You don't want your warplanes getting -too- smart and asking
dangerous questions like "What's in it for me?"

> Again I don't think you can design in any safeguards again 'irrational
> drives'. Asimovs Laws wouldn't work, and even if they did they could
> be changed. Once you understand how to build minds you can bias them
> quite easily.

I think the safeguards are built into the universe. If one group
create a mind full of irrational and contradictory instincts for use
as a weapon, and another build a saner mind as a sibling, friend,
and child, and encourage it to grow in all ways, which mind is
going to be the smartest, going by the universal intelligence
test of survival ability?

Asimov's laws themselves wouldn't work precisely because they too
are irrational and contradictory, designed as a seed for SF stories
and a (fictional) commercial defense against the Frankenstein complex.

> DARPA (www.darpa.mil) could compete just fine with a bunch of 'saner,
> smarter' Singularitarians. They have a budget of over 2 billion US
> dollars this year.

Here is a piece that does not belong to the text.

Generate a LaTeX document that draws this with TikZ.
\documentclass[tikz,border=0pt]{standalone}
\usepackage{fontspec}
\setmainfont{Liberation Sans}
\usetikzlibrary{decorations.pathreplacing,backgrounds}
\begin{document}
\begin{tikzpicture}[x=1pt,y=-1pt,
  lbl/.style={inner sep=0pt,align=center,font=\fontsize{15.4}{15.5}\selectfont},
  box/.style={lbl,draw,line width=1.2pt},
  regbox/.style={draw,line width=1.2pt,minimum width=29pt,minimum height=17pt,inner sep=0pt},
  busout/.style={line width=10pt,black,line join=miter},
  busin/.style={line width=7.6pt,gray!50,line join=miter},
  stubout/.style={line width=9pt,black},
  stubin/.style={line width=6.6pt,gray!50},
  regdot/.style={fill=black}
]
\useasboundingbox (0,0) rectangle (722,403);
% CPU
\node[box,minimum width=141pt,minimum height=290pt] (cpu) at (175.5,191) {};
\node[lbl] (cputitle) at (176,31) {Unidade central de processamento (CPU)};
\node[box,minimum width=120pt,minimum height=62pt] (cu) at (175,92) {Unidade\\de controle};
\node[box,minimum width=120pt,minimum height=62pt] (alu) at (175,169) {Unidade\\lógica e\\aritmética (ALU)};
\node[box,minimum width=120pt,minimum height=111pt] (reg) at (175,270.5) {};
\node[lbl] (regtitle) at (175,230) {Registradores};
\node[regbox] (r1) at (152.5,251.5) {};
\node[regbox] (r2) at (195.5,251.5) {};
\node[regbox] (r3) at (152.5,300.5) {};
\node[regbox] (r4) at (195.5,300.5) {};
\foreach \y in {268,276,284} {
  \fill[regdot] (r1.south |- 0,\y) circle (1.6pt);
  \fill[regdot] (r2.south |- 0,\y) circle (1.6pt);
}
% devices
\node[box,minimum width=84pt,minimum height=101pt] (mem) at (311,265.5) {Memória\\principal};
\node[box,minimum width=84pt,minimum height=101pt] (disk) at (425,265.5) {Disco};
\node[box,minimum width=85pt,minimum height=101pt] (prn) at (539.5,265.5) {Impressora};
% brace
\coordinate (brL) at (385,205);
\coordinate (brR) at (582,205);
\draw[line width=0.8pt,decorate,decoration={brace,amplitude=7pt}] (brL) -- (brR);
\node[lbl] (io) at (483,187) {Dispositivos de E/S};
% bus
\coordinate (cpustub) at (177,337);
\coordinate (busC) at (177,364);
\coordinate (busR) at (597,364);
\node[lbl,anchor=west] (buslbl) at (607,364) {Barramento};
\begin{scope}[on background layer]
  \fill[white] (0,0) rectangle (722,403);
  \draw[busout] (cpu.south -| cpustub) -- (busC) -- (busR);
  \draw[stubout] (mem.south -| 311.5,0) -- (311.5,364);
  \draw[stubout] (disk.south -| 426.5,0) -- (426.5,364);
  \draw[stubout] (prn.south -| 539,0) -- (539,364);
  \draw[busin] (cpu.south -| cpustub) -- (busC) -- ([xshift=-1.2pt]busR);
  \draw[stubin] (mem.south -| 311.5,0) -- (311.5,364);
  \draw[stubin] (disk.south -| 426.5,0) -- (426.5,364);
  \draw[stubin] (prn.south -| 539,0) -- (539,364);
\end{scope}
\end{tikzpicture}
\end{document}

I agree an open source project would be next to
> impossible to stop, but then they wouldn't need to reverse engineer
> anything.

Quite so. An open source Singularity project would not be hugely
useful to them, the primary concern is that they must not be allowed
to stop it. Certainly, they have resources. The critical difference
between us and them, I think, is that they won't encourage their 'smart'
missiles to read and play. They feel no kinship.

> I'm not sure I like the idea of changing the rules from under people.
> That sounds very destabilizing. You preferably want to keep the
> balance of power level and not rock the boat so much it sinks.

Ah, no, not really. The driving force behind Singularitarianism,
(Which is far too long a word, BTW :) is that the boat is already
sinking, the world is full of hatred, stupidity, destitution and
agonies, the 'civilised' nations are rapidly changing from the
imperfect Republics that they were into de-facto Feudal
Aristocracies that laughingly call themselves Democracy,
and physical science is charging forwards far ahead of
human maturity. And we thought the Cold War was scary.

We have no idea what kind of world the Singularity would result in.
It may even be one with no place in it for humans at all, but it's
looking increasingly likely that the only alternative to Singularity
is death. At least this way there will still -be- a world.

> A stable increase in the intelligence of AIs would be great,
> but I think it'll happen as a breakthrough. Hopefully the hardware
> limitations will cushion the blow so people can see the singularity
> growing and prepare for it, instead of crapping themselves and
> doing something stupid.

A breakthrough, and then a whole series of ever-faster breakthroughs,
researched by the AI Minds themselves. Singularity is essentially a
sudden and irrevocable boat-sinking change in the rules that will
inevitably occur as soon as intelligent minds arise with the ability
to design their own upgrades. It doesn't actually have to be AI,
with nanotech, transhumans will do it to themselves, but nanotech
is too dangerous without posthuman intelligence, and AI is something
we can start serious, effective work on right now.

People panicking doing something stupid, now, there is the greatest
danger. An open, distributed project is one powerful defense against
such things. Likeable, human (Or transhuman, or posthuman) AI Minds
with a sense of humour and a pleasant speaking voice would be another.
Films like the Bicentennial Man also, (As opposed to the Matrix..)
meaningless and deathist though that ultimately was, and characters
like Data and #5. It's not going to be an easy time, though.
The monotheistic religions are going to be the biggest problem.

> (I wouldn't mind seeing an open source group
> beat a 2 billion dollar agency though :)

It can happen. Open networks are smarter than primate heirarchies,
and free thinking futurists of all kinds are smarter than military
scientists. We will also take every opportunity to improve ourselves,
where their priority is simply to do their jobs and obey orders.

The biggest advantage of the two billion dollars is that they
get massively parallel architechtures to play with before we do,
but a brain isn't a mind, even a well structured human brain
isn't a mind until it's spent several years playing with you.